◆ Objective
Retype every line from the start of the data down to and including the line with "vis_hi = 360 - np.degrees(np.arcsin(k))". Skip the pictures.

◆ Source data

┌────────

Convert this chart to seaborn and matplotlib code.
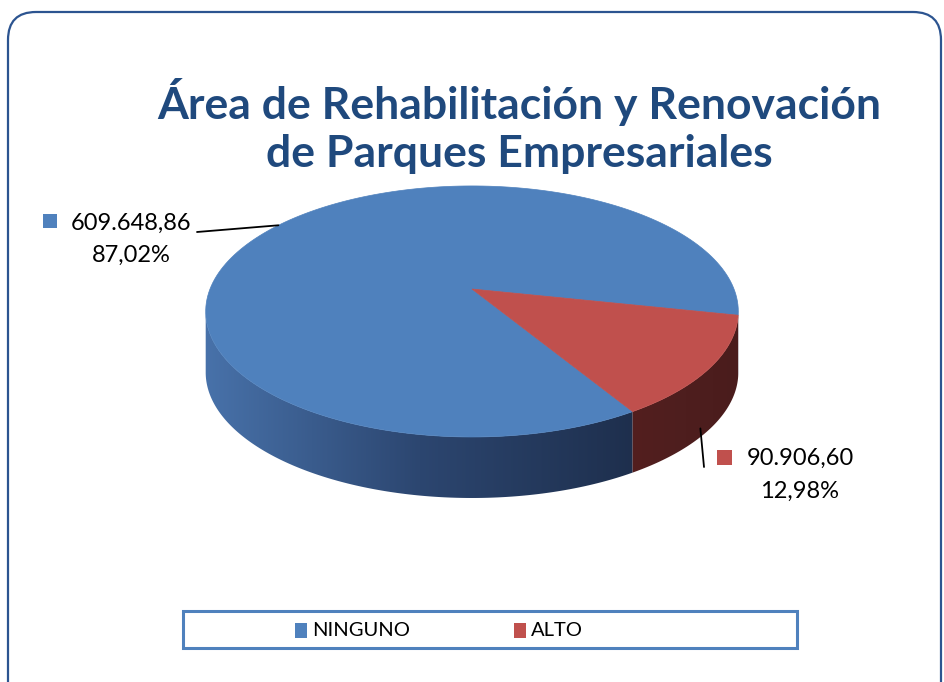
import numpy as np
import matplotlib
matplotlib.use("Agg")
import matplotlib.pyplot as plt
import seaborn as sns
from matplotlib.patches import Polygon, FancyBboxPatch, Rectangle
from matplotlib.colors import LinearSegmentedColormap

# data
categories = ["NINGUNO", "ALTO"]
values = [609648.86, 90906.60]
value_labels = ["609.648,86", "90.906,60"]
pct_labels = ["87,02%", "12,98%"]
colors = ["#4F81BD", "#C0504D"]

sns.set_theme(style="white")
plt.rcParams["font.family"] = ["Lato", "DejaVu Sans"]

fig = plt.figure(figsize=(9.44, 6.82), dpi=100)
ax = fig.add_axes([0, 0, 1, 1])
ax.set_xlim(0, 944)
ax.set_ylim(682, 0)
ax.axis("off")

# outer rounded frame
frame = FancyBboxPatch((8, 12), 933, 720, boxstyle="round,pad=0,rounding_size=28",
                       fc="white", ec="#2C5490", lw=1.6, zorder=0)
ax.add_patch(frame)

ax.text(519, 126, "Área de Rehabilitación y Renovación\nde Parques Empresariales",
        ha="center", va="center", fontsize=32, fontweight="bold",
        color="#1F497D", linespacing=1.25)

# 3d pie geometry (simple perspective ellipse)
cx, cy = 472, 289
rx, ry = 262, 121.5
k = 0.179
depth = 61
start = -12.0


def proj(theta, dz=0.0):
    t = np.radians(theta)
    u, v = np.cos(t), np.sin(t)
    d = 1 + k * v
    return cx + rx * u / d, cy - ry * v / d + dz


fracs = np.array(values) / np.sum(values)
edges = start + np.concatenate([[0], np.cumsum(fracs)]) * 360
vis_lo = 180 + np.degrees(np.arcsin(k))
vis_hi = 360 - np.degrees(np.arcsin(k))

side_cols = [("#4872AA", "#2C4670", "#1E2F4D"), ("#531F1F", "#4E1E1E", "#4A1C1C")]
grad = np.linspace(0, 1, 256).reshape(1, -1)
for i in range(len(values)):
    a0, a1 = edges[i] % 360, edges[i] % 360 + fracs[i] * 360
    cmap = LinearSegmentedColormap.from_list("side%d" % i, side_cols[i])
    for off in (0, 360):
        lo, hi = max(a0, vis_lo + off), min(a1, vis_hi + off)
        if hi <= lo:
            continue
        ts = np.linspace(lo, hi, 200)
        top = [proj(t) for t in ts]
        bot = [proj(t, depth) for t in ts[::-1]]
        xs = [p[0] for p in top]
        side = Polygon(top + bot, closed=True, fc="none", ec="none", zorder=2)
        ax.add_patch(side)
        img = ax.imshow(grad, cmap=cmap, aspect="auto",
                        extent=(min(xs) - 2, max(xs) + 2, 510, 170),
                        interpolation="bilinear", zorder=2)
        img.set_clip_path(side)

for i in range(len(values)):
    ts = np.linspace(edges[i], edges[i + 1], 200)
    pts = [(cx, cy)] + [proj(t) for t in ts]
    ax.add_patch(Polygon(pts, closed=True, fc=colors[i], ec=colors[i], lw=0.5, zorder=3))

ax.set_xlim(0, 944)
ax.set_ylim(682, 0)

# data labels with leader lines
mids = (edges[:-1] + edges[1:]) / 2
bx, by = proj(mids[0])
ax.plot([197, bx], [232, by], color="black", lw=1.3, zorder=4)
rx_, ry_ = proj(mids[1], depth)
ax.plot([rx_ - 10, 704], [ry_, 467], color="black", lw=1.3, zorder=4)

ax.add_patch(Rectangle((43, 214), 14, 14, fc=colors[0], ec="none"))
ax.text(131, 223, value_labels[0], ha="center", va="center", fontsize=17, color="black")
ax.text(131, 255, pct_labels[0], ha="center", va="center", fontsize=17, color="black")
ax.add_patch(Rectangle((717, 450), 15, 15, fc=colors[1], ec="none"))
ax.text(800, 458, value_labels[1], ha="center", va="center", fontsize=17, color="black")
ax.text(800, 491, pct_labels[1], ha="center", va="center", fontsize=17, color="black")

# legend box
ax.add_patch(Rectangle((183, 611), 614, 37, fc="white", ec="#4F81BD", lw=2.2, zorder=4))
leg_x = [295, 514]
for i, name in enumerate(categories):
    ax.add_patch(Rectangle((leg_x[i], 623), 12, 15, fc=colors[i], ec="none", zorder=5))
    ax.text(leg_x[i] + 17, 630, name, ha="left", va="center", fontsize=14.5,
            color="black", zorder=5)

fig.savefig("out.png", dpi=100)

└────────

◆ Solution
Convert this chart to seaborn and matplotlib code.
import numpy as np
import matplotlib
matplotlib.use("Agg")
import matplotlib.pyplot as plt
import seaborn as sns
from matplotlib.patches import Polygon, FancyBboxPatch, Rectangle
from matplotlib.colors import LinearSegmentedColormap

# data
categories = ["NINGUNO", "ALTO"]
values = [609648.86, 90906.60]
value_labels = ["609.648,86", "90.906,60"]
pct_labels = ["87,02%", "12,98%"]
colors = ["#4F81BD", "#C0504D"]

sns.set_theme(style="white")
plt.rcParams["font.family"] = ["Lato", "DejaVu Sans"]

fig = plt.figure(figsize=(9.44, 6.82), dpi=100)
ax = fig.add_axes([0, 0, 1, 1])
ax.set_xlim(0, 944)
ax.set_ylim(682, 0)
ax.axis("off")

# outer rounded frame
frame = FancyBboxPatch((8, 12), 933, 720, boxstyle="round,pad=0,rounding_size=28",
                       fc="white", ec="#2C5490", lw=1.6, zorder=0)
ax.add_patch(frame)

ax.text(519, 126, "Área de Rehabilitación y Renovación\nde Parques Empresariales",
        ha="center", va="center", fontsize=32, fontweight="bold",
        color="#1F497D", linespacing=1.25)

# 3d pie geometry (simple perspective ellipse)
cx, cy = 472, 289
rx, ry = 262, 121.5
k = 0.179
depth = 61
start = -12.0


def proj(theta, dz=0.0):
    t = np.radians(theta)
    u, v = np.cos(t), np.sin(t)
    d = 1 + k * v
    return cx + rx * u / d, cy - ry * v / d + dz


fracs = np.array(values) / np.sum(values)
edges = start + np.concatenate([[0], np.cumsum(fracs)]) * 360
vis_lo = 180 + np.degrees(np.arcsin(k))
vis_hi = 360 - np.degrees(np.arcsin(k))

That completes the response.